Drop every picture. Then return, exactly, the lines from the beginning of the listing below through the one containing "80, 90, 100]".

* * * * *

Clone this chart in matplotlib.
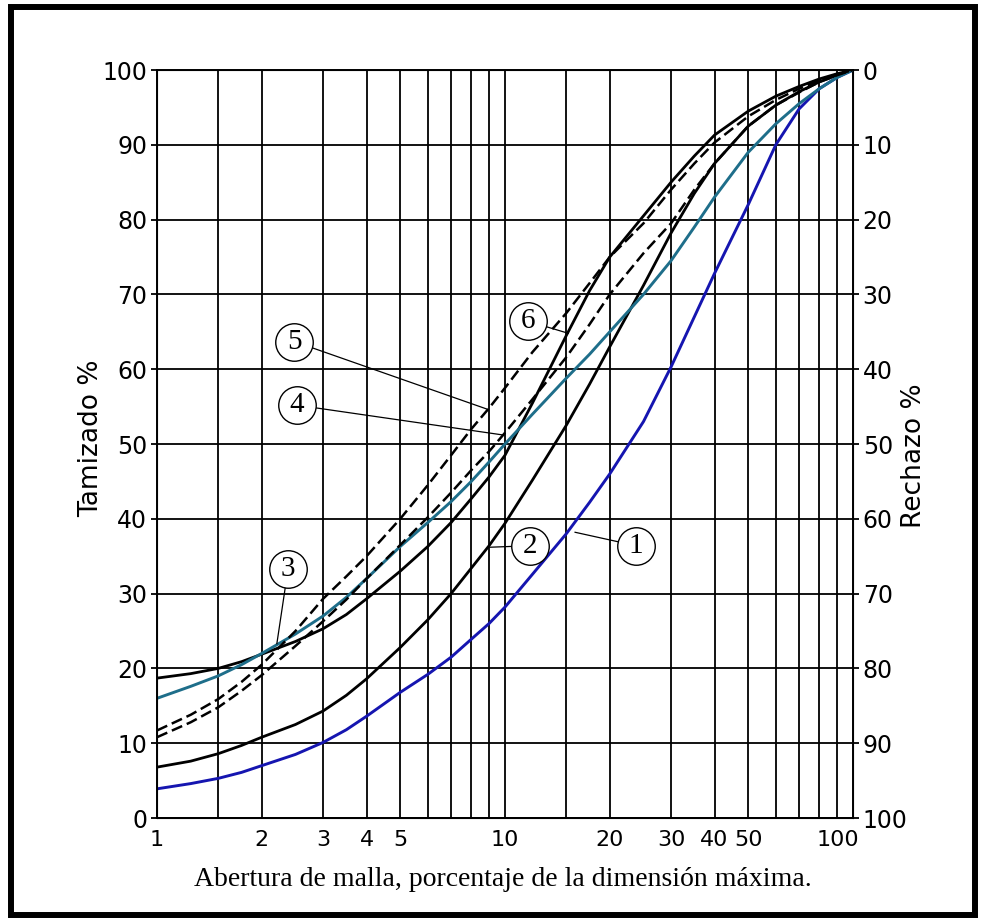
import numpy as np
import matplotlib.pyplot as plt
from matplotlib.patches import Rectangle
from matplotlib.ticker import NullFormatter

# abertura de malla (% de la dimension maxima)
aberturas = [1, 1.25, 1.5, 1.75, 2, 2.5, 3, 3.5, 4, 5, 6, 7, 8, 9, 10, 12, 15,
             17.5, 20, 25, 30, 35, 40, 50, 60, 70, 80, 90, 100]

curva_1 = [3.9, 4.6, 5.3, 6.1, 7.0, 8.5, 10.1, 11.8, 13.6, 16.8, 19.2, 21.5, 23.9, 26.0,
           28.2, 32.6, 38.0, 42.2, 46.0, 53.0, 60.3, 67.0, 72.8, 82.0, 90.0, 94.8, 97.5, 99.0, 100]
curva_2 = [6.8, 7.6, 8.6, 9.7, 10.8, 12.5, 14.3, 16.4, 18.6, 22.8, 26.5, 30.0, 33.4, 36.4,
           39.4, 45.2, 52.5, 58.0, 63.0, 71.2, 78.2, 83.5, 87.5, 92.5, 95.3, 97.1, 98.4, 99.3, 100]
curva_3 = [18.7, 19.3, 20.0, 20.9, 21.9, 23.6, 25.3, 27.2, 29.3, 33.0, 36.3, 39.5, 42.7, 45.6,
           48.5, 55.5, 64.5, 70.5, 75.0, 80.5, 85.0, 88.5, 91.3, 94.5, 96.5, 97.8, 98.8, 99.5, 100]
curva_4 = [16.0, 17.6, 19.0, 20.5, 22.0, 24.6, 27.0, 29.5, 32.0, 36.3, 39.5, 42.3, 45.0, 47.6,
           50.0, 54.0, 58.8, 62.0, 65.0, 70.0, 74.5, 79.0, 83.0, 89.0, 92.8, 95.5, 97.5, 99.0, 100]
curva_5 = [11.7, 13.8, 15.9, 18.2, 20.5, 25.0, 29.3, 32.3, 35.0, 40.0, 44.5, 48.5, 52.0, 54.8,
           57.5, 62.3, 67.5, 71.5, 75.0, 79.5, 84.0, 87.5, 90.3, 93.8, 96.0, 97.5, 98.6, 99.4, 100]
curva_6 = [10.8, 12.8, 14.8, 17.0, 19.1, 23.0, 26.3, 29.2, 32.0, 36.5, 40.2, 43.5, 46.5, 49.0,
           51.5, 56.0, 61.6, 66.0, 70.0, 75.5, 79.5, 84.0, 87.5, 92.5, 95.3, 97.0, 98.4, 99.3, 100]

x_major = [1, 2, 3, 4, 5, 10, 20, 30, 40, 50]
x_minor = [1.5, 6, 7, 8, 9, 15, 60, 70, 80, 90]
y_ticks = list(range(0, 101, 10))

# etiquetas numeradas: (numero, centro del circulo, punto senalado)
etiquetas = [
    ("1", (23.8, 36.4), (15.9, 38.2)),
    ("2", (11.8, 36.4), (9.06, 36.2)),
    ("3", (2.38, 33.3), (2.21, 23.3)),
    ("4", (2.52, 55.2), (9.89, 51.2)),
    ("5", (2.48, 63.7), (8.96, 54.6)),
    ("6", (11.67, 66.4), (15.2, 64.8)),
]

AZUL = "#1515b0"
TEAL = "#1e6e8a"


def main():
    fig = plt.figure(figsize=(9.81, 9.24), dpi=100)
    ax = fig.add_axes([157 / 981, 1 - 818 / 924, (853 - 157) / 981, (818 - 70) / 924])

    ax.set_xscale("log")
    ax.set_xlim(1, 100)
    ax.set_ylim(0, 100)

    ax.set_xticks(x_major)
    ax.set_xticklabels([str(v) for v in x_major])
    ax.set_xticks(x_minor, minor=True)
    ax.xaxis.set_minor_formatter(NullFormatter())
    ax.set_yticks(y_ticks)

    ax.grid(True, which="both", axis="x", color="black", lw=1.3)
    ax.grid(True, which="major", axis="y", color="black", lw=1.3)
    ax.set_axisbelow(True)
    for s in ax.spines.values():
        s.set_linewidth(1.4)

    ax.tick_params(axis="x", which="both", length=0, pad=9, labelsize=16)
    ax.tick_params(axis="y", length=4, width=1.3, pad=3, labelsize=17)

    # 100 del eje x desplazado a la izquierda como en el original
    ax.annotate("100", xy=(100, 0), xytext=(-11, -9), textcoords="offset points",
                ha="center", va="top", fontsize=16, annotation_clip=False)

    ax2 = ax.twinx()
    ax2.set_ylim(100, 0)
    ax2.set_yticks(y_ticks)
    ax2.tick_params(axis="y", length=4, width=1.3, pad=3, labelsize=17)

    # curvas granulometricas
    ax.plot(aberturas, curva_1, color=AZUL, lw=2.1, zorder=4)
    ax.plot(aberturas, curva_2, color="black", lw=2.0, zorder=4)
    ax.plot(aberturas, curva_3, color="black", lw=2.0, zorder=4)
    ax.plot(aberturas, curva_4, color=TEAL, lw=2.1, zorder=4)
    ax.plot(aberturas, curva_5, color="black", lw=1.8, ls=(0, (4.5, 2)), zorder=4)
    ax.plot(aberturas, curva_6, color="black", lw=1.8, ls=(0, (4.5, 2)), zorder=4)

    for num, (cx, cy), (tx, ty) in etiquetas:
        ax.plot([cx, tx], [cy, ty], color="black", lw=0.9, zorder=5)
        ax.plot(cx, cy, "o", ms=27, mfc="white", mec="black", mew=1.0, zorder=6)
        ax.text(cx, cy, num, ha="center", va="center", fontsize=21,
                family="Liberation Serif", zorder=7)

    fig.text(91 / 981, 1 - 438 / 924, "Tamizado %", rotation=90, ha="center",
             va="center", fontsize=19)
    fig.text(914 / 981, 1 - 456 / 924, "Rechazo %", rotation=90, ha="center",
             va="center", fontsize=19)
    fig.text(503 / 981, 1 - 880 / 924, "Abertura de malla, porcentaje de la dimensión máxima.",
             ha="center", va="center", fontsize=20, family="Liberation Serif")

    # marco negro alrededor de la figura
    fig.patches.append(Rectangle((11 / 981, 1 - 915 / 924), (975 - 11) / 981, (915 - 7) / 924,
                                 transform=fig.transFigure, fill=False, lw=4.3, ec="black"))

    fig.savefig("out.png", dpi=100)


if __name__ == "__main__":
    main()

* * * * *

*Expected answer:*
Clone this chart in matplotlib.
import numpy as np
import matplotlib.pyplot as plt
from matplotlib.patches import Rectangle
from matplotlib.ticker import NullFormatter

# abertura de malla (% de la dimension maxima)
aberturas = [1, 1.25, 1.5, 1.75, 2, 2.5, 3, 3.5, 4, 5, 6, 7, 8, 9, 10, 12, 15,
             17.5, 20, 25, 30, 35, 40, 50, 60, 70, 80, 90, 100]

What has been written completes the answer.